Savea, who will have his 11th season in the side, will mark his first appearance in the competition by playing his 120th game.

The Hurricanes’ season opens against the Reds in round one.

Savea said: “I’m looking forward to the season, especially getting out to the communities, when we play in Levin against the Crusaders for our pre-season game and Palmerston North against the Western Force on Sunday, April 2.

“We’ve just moved into our new facility, and there’s something awesome about change; it’s brought in a lot of energy. It’s refreshing to come in and be in a new space alongside other professional teams. Hopefully, being here can help us move forward and prepare well for our games.”
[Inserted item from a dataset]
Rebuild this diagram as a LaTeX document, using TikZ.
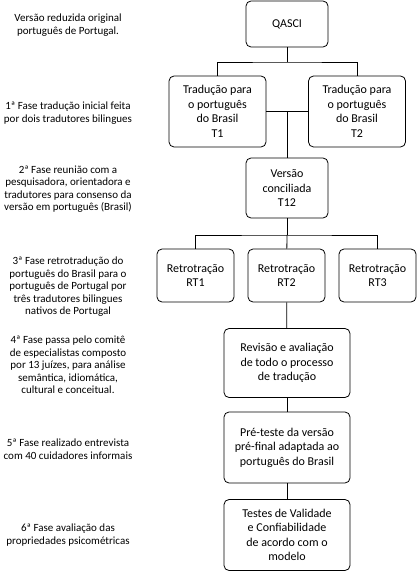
\documentclass[tikz,border=0pt]{standalone}
\usepackage{fontspec}
\setmainfont{Carlito}
\usepackage{tikz}
\usetikzlibrary{positioning}
\tikzset{
  etapa/.style={draw, thick, rounded corners=5pt, align=center, inner sep=2pt,
    font=\fontsize{12}{14.5}\selectfont},
  fase/.style={align=center, inner sep=0pt, font=\fontsize{11}{12.5}\selectfont},
  liga/.style={thick}
}

\begin{document}
\begin{tikzpicture}[x=1pt, y=-1pt]
\useasboundingbox (0,0) rectangle (418,572);
% etapas
\node[etapa, minimum width=82pt, minimum height=46pt] (QA) at (287,24) {QASCI};
\node[etapa, minimum width=97pt, minimum height=71pt] (T1) at (217.5,111.5) {Tradução para\\o português\\do Brasil\\T1};
\node[etapa, minimum width=97pt, minimum height=71pt] (T2) at (357,111.5) {Tradução para\\o português\\do Brasil\\T2};
\node[etapa, minimum width=82pt, minimum height=60pt] (T12) at (287,188) {Versão\\conciliada\\T12};
\node[etapa, minimum width=77pt, minimum height=53pt] (RT1) at (195.5,275.5) {Retrotração\\RT1};
\node[etapa, minimum width=77pt, minimum height=53pt] (RT2) at (286.5,275.5) {Retrotração\\RT2};
\node[etapa, minimum width=77pt, minimum height=53pt] (RT3) at (377.5,275.5) {Retrotração\\RT3};
\node[etapa, minimum width=126pt, minimum height=69pt] (REV) at (287,363) {Revisão e avaliação\\de todo o processo\\de tradução};
\node[etapa, minimum width=126pt, minimum height=71pt] (PRE) at (287,447.5) {Pré-teste da versão\\pré-final adaptada ao\\português do Brasil};
\node[etapa, minimum width=126pt, minimum height=71pt] (TES) at (287,535) {Testes de Validade\\e Confiabilidade\\de acordo com o\\modelo};
% fases
\node[fase] (F0) at (68,25) {Versão reduzida original\\português de Portugal.};
\node[fase] (F1) at (68,113) {1ª Fase tradução inicial feita\\por dois tradutores bilingues};
\node[fase] (F2) at (68,189) {2ª Fase reunião com a\\pesquisadora, orientadora e\\tradutores para consenso da\\versão em português (Brasil)};
\node[fase] (F3) at (68,287) {3ª Fase retrotradução do\\português do Brasil para o\\português de Portugal por\\três tradutores bilingues\\nativos de Portugal};
\node[fase] (F4) at (68,365) {4ª Fase passa pelo comitê\\de especialistas composto\\por 13 juízes, para análise\\semântica, idiomática,\\cultural e conceitual.};
\node[fase] (F5) at (68,449) {5ª Fase realizado entrevista\\com 40 cuidadores informais};
\node[fase] (F6) at (68,535) {6ª Fase avaliação das\\propriedades psicométricas};
% ligacoes
\coordinate (s1) at (287,62);
\coordinate (s2) at (287,111.5);
\coordinate (s3) at (287,235);
\draw[liga] (QA) -- (s1);
\draw[liga] (T1.north) |- (s1) -| (T2.north);
\draw[liga] (T1) -- (T2);
\draw[liga] (s2) -- (T12);
\draw[liga] (T12) -- (s3);
\draw[liga] (RT1.north) |- (s3) -| (RT3.north);
\draw[liga] (s3) -- (RT2);
\draw[liga] (RT2) -- (REV);
\draw[liga] (REV) -- (PRE);
\draw[liga] (PRE) -- (TES);
\end{tikzpicture}
\end{document}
The facility is part of the New Zealand Campus of Innovation and Sport at what was the Central Institute of Technology at Trentham and houses, several Wellington-based teams.

Coach Jason Holland was delighted to be able to call on Savea’s leadership ability again.

“Ardie is a special leader. He’s the sort of guy you want to follow in whatever he does. He’s worked hard at his leadership around all the small details, around how to get the best out of the people around him.

“He’s been good at driving us as a group, players and management, about being well-planned and clear in our roles in what we’re leading.

“Ards has a great relationship with all the boys and cares about them and the team and that shows in the way he leads.”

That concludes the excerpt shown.